WHAT THE TASK ASKS ::
Leaving out every picture, quote the data below exactly as it appears.

□ □ □

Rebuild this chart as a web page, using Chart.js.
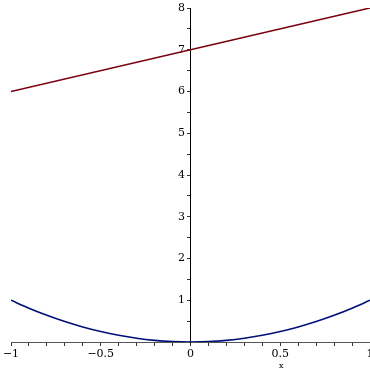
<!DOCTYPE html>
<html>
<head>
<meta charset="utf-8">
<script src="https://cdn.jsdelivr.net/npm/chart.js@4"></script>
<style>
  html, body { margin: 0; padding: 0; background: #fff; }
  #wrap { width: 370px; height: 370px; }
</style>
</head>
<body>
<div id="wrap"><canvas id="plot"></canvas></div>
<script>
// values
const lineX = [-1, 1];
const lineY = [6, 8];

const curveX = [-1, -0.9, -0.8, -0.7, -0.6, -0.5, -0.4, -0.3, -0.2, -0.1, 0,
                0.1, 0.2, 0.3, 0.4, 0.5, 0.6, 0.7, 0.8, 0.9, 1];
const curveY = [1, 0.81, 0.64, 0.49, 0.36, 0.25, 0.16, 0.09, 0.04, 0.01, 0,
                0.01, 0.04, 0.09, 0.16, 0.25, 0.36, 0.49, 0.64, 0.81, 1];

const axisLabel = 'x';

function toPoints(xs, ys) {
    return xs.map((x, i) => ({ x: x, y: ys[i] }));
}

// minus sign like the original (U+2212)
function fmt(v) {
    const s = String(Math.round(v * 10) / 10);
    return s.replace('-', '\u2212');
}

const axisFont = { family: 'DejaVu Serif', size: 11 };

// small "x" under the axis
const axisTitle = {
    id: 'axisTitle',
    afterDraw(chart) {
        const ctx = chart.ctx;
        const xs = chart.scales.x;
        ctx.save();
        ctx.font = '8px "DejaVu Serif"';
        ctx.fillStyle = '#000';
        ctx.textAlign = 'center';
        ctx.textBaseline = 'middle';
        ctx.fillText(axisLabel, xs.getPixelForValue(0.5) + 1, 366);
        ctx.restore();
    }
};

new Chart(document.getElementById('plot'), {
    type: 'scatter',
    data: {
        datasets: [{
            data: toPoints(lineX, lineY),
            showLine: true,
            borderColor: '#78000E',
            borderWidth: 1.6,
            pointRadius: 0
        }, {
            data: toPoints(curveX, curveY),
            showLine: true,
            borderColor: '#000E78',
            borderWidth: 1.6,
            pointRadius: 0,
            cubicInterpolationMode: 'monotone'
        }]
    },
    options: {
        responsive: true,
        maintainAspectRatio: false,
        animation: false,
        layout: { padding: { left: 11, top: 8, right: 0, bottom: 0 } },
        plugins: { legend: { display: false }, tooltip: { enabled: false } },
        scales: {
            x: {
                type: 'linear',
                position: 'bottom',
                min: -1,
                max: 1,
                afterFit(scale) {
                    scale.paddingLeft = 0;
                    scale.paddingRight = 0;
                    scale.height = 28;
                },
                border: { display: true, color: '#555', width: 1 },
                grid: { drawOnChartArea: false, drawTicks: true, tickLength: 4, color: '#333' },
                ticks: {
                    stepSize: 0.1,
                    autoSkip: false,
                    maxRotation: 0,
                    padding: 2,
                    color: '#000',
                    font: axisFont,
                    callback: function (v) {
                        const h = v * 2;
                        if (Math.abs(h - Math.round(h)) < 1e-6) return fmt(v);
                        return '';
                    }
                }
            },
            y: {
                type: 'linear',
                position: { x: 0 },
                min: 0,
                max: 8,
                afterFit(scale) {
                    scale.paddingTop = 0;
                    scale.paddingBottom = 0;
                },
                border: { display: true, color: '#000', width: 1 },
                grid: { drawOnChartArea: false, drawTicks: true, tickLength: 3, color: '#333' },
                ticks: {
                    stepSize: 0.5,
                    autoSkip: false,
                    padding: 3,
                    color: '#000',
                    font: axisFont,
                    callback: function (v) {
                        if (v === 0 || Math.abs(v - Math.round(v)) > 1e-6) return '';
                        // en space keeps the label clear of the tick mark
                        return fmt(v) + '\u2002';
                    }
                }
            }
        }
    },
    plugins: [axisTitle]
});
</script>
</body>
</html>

□ □ □

SOLUTION BELOW ::
Rebuild this chart as a web page, using Chart.js.
<!DOCTYPE html>
<html>
<head>
<meta charset="utf-8">
<script src="https://cdn.jsdelivr.net/npm/chart.js@4"></script>
<style>
  html, body { margin: 0; padding: 0; background: #fff; }
  #wrap { width: 370px; height: 370px; }
</style>
</head>
<body>
<div id="wrap"><canvas id="plot"></canvas></div>
<script>
// values
const lineX = [-1, 1];
const lineY = [6, 8];

const curveX = [-1, -0.9, -0.8, -0.7, -0.6, -0.5, -0.4, -0.3, -0.2, -0.1, 0,
                0.1, 0.2, 0.3, 0.4, 0.5, 0.6, 0.7, 0.8, 0.9, 1];
const curveY = [1, 0.81, 0.64, 0.49, 0.36, 0.25, 0.16, 0.09, 0.04, 0.01, 0,
                0.01, 0.04, 0.09, 0.16, 0.25, 0.36, 0.49, 0.64, 0.81, 1];

const axisLabel = 'x';

function toPoints(xs, ys) {
    return xs.map((x, i) => ({ x: x, y: ys[i] }));
}

// minus sign like the original (U+2212)
function fmt(v) {
    const s = String(Math.round(v * 10) / 10);
    return s.replace('-', '\u2212');
}

const axisFont = { family: 'DejaVu Serif', size: 11 };

// small "x" under the axis
const axisTitle = {
    id: 'axisTitle',
    afterDraw(chart) {
        const ctx = chart.ctx;
        const xs = chart.scales.x;
        ctx.save();
        ctx.font = '8px "DejaVu Serif"';
        ctx.fillStyle = '#000';
        ctx.textAlign = 'center';
        ctx.textBaseline = 'middle';
        ctx.fillText(axisLabel, xs.getPixelForValue(0.5) + 1, 366);
        ctx.restore();
    }
};

new Chart(document.getElementById('plot'), {
    type: 'scatter',
    data: {
        datasets: [{
            data: toPoints(lineX, lineY),
            showLine: true,
            borderColor: '#78000E',
            borderWidth: 1.6,
            pointRadius: 0
        }, {
            data: toPoints(curveX, curveY),
            showLine: true,
            borderColor: '#000E78',
            borderWidth: 1.6,
            pointRadius: 0,
            cubicInterpolationMode: 'monotone'
        }]
    },
    options: {
        responsive: true,
        maintainAspectRatio: false,
        animation: false,
        layout: { padding: { left: 11, top: 8, right: 0, bottom: 0 } },
        plugins: { legend: { display: false }, tooltip: { enabled: false } },
        scales: {
            x: {
                type: 'linear',
                position: 'bottom',
                min: -1,
                max: 1,
                afterFit(scale) {
                    scale.paddingLeft = 0;
                    scale.paddingRight = 0;
                    scale.height = 28;
                },
                border: { display: true, color: '#555', width: 1 },
                grid: { drawOnChartArea: false, drawTicks: true, tickLength: 4, color: '#333' },
                ticks: {
                    stepSize: 0.1,
                    autoSkip: false,
                    maxRotation: 0,
                    padding: 2,
                    color: '#000',
                    font: axisFont,
                    callback: function (v) {
                        const h = v * 2;
                        if (Math.abs(h - Math.round(h)) < 1e-6) return fmt(v);
                        return '';
                    }
                }
            },
            y: {
                type: 'linear',
                position: { x: 0 },
                min: 0,
                max: 8,
                afterFit(scale) {
                    scale.paddingTop = 0;
                    scale.paddingBottom = 0;
                },
                border: { display: true, color: '#000', width: 1 },
                grid: { drawOnChartArea: false, drawTicks: true, tickLength: 3, color: '#333' },
                ticks: {
                    stepSize: 0.5,
                    autoSkip: false,
                    padding: 3,
                    color: '#000',
                    font: axisFont,
                    callback: function (v) {
                        if (v === 0 || Math.abs(v - Math.round(v)) > 1e-6) return '';
                        // en space keeps the label clear of the tick mark
                        return fmt(v) + '\u2002';
                    }
                }
            }
        }
    },
    plugins: [axisTitle]
});
</script>
</body>
</html>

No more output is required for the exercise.